Waning by Daniela Edburg is an aesthetic exercise in free association, one that draws to the surface of consciousness the delicate symbiosis between human and glacial bodies. Following a thread of thought from her own autoimmune disease to the perils of climate change, Edburg reimagines—in photographic form and felted wool—the tale of Frankenstein as a parable for global warming. On view at Elizabeth Houston Gallery until September 11.

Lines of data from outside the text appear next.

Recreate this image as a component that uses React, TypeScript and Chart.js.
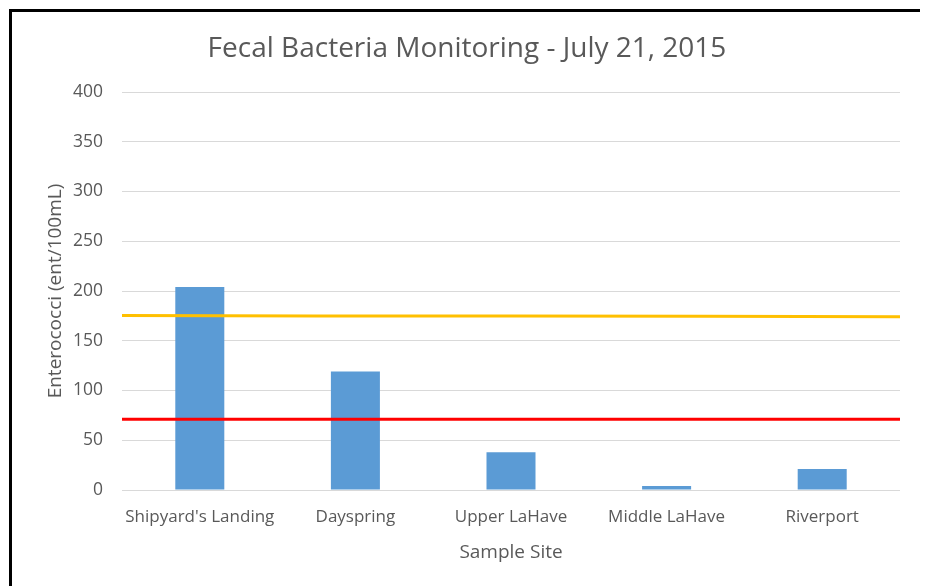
import React, { useEffect, useRef } from "react";
import { Chart, registerables } from "chart.js";

Chart.register(...registerables);

const sites = ["Shipyard's Landing", "Dayspring", "Upper LaHave", "Middle LaHave", "Riverport"];
const enterococci = [204, 119, 38, 4, 21];
const yellowGuideline = [175.5, 175, 175, 174.5, 174];
const redGuideline = [71, 71, 71, 71, 71];
const yTicks = [0, 50, 100, 150, 200, 250, 300, 350, 400];

const TEXT = "#595959";
const FONT = "Open Sans";

export default function App() {
  const ref = useRef<HTMLCanvasElement | null>(null);
  useEffect(() => {
    document.body.style.overflow = "hidden";
    if (!ref.current) return;
    const chart = new Chart(ref.current, {
      type: "bar",
      data: {
        labels: sites,
        datasets: [
          {
            type: "line",
            label: "Single sample limit",
            data: yellowGuideline,
            xAxisID: "x2",
            borderColor: "#ffc000",
            borderWidth: 3,
            pointRadius: 0,
            tension: 0,
            order: 0,
          } as any,
          {
            type: "line",
            label: "Geometric mean limit",
            data: redGuideline,
            xAxisID: "x2",
            borderColor: "#ff0000",
            borderWidth: 3,
            pointRadius: 0,
            tension: 0,
            order: 0,
          } as any,
          {
            type: "bar",
            label: "Enterococci",
            data: enterococci,
            xAxisID: "x",
            backgroundColor: "#5b9bd5",
            categoryPercentage: 1,
            barPercentage: 0.315,
            grouped: false,
            order: 1,
          } as any,
        ],
      },
      options: {
        animation: false,
        responsive: false,
        devicePixelRatio: 1,
        layout: { padding: 0 },
        plugins: {
          legend: { display: false },
          tooltip: { enabled: false },
          title: {
            display: true,
            text: "Fecal Bacteria Monitoring - July 21, 2015",
            color: TEXT,
            font: { family: FONT, size: 28, weight: "normal", lineHeight: 1.2 },
            padding: { top: 20, bottom: 26.4 },
          },
        },
        scales: {
          x: {
            type: "category",
            grid: { display: false, drawTicks: false },
            border: { display: false },
            ticks: { color: TEXT, font: { family: FONT, size: 17 }, padding: 17, maxRotation: 0, autoSkip: false },
            title: {
              display: true,
              text: "Sample Site",
              color: TEXT,
              font: { family: FONT, size: 19, lineHeight: 1.2 },
              padding: { top: 0, bottom: 28 },
            },
            afterFit: (axis: any) => {
              axis.height = 102;
            },
          },
          x2: {
            type: "category",
            labels: sites,
            offset: false,
            display: false,
            grid: { display: false },
          },
          y: {
            type: "linear",
            min: 0,
            max: 400,
            afterBuildTicks: (axis: any) => {
              axis.ticks = yTicks.map((v) => ({ value: v }));
            },
            grid: { color: "#d9d9d9", lineWidth: 1, drawTicks: false },
            border: { display: false },
            ticks: { color: TEXT, font: { family: FONT, size: 17.5 }, padding: 19 },
            title: {
              display: true,
              text: "Enterococci (ent/100mL)",
              color: TEXT,
              font: { family: FONT, size: 19, lineHeight: 1.2 },
              padding: { top: 32, bottom: 0 },
            },
            afterFit: (axis: any) => {
              axis.width = 110;
            },
          },
          yRight: {
            type: "linear",
            position: "right",
            min: 0,
            max: 400,
            grid: { display: false, drawTicks: false },
            border: { display: false },
            ticks: { display: false },
            afterFit: (axis: any) => {
              axis.width = 22;
            },
          },
        },
      },
    });
    return () => chart.destroy();
  }, []);

  return (
    <div
      style={{
        position: "relative",
        left: 1,
        top: 1,
        width: 910,
        height: 580,
        border: "3px solid #000",
        background: "#fff",
      }}
    >
      <canvas ref={ref} width={910} height={580} style={{ display: "block", width: 910, height: 580 }} />
    </div>
  );
}
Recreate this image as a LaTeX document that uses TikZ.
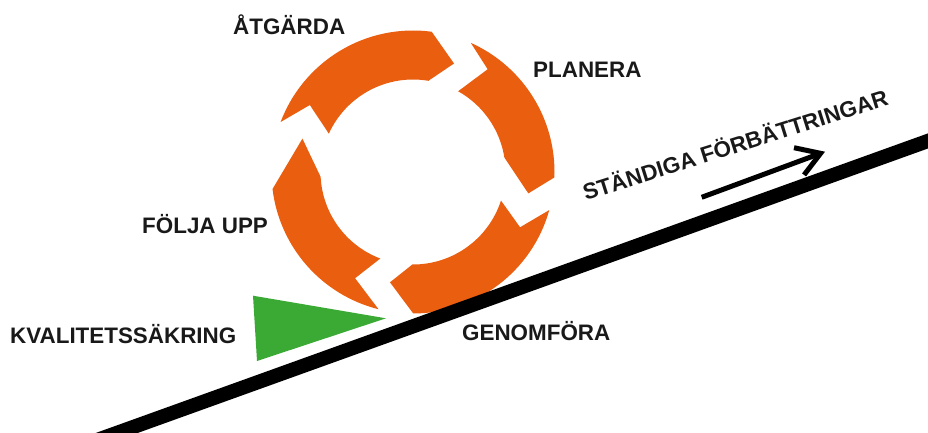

Daniela Edburg, Grassland Tornado, 2016
Edburg has long worked in the in-betweens of reality and imagination, crocheting and knitting objects into her compositions as a kind of hand-made fiction. She is most interested in those artistic places where opposites meet and concepts contradict themselves, where the disconnection imposed by bodily illness is overcome by the connections of human creativity. When the summer of 2016 dealt Edburg an unexpected three-month convalescence in bed, recovering from an affliction that left her feeling every inch of her body as a living bruise, she turned—perhaps empathetically—to Mary Shelley’s 1818 novel Frankenstein. The glacial landscape that set the stage for Shelley’s drama drew her attention.
Navigating her own recovering body, Edburg planned a voyage to Mer de Glace, the “sea of ice” in the Alps where Dr. Frankenstein expresses his only moments of joy. But what Shelley’s protagonist describes as a scene of “sublime ecstasy that gave wings to the soul,” Edburg found gravely imperiled. Climate change is melting the largest glacier in France at an alarming rate. For Edburg, Frankenstein’s abandonment of his creature parallels our lack of stewardship of nature. The consequences of our apathy are the global warming that endangers our lives and the environmental degradation that causes illness.
With Shelley’s tale as an unconscious guide, Edburg has captured the likenesses of those glaciers in felt, preserving them in sculptural cedarwood boxes like rare and tiny specimens. The waning of the icebergs, recast by the artist in dripping felted wool, serves as a warning of impending environmental catastrophe. In photographic form, human bodies afflicted with autoimmune diseases mimic the scattered disorder of the remaining ice. In other images, we hold in our hands (or hairdos) the effects of climate change—volatile weather patterns that generate tornadoes and other superstorms with increased frequency.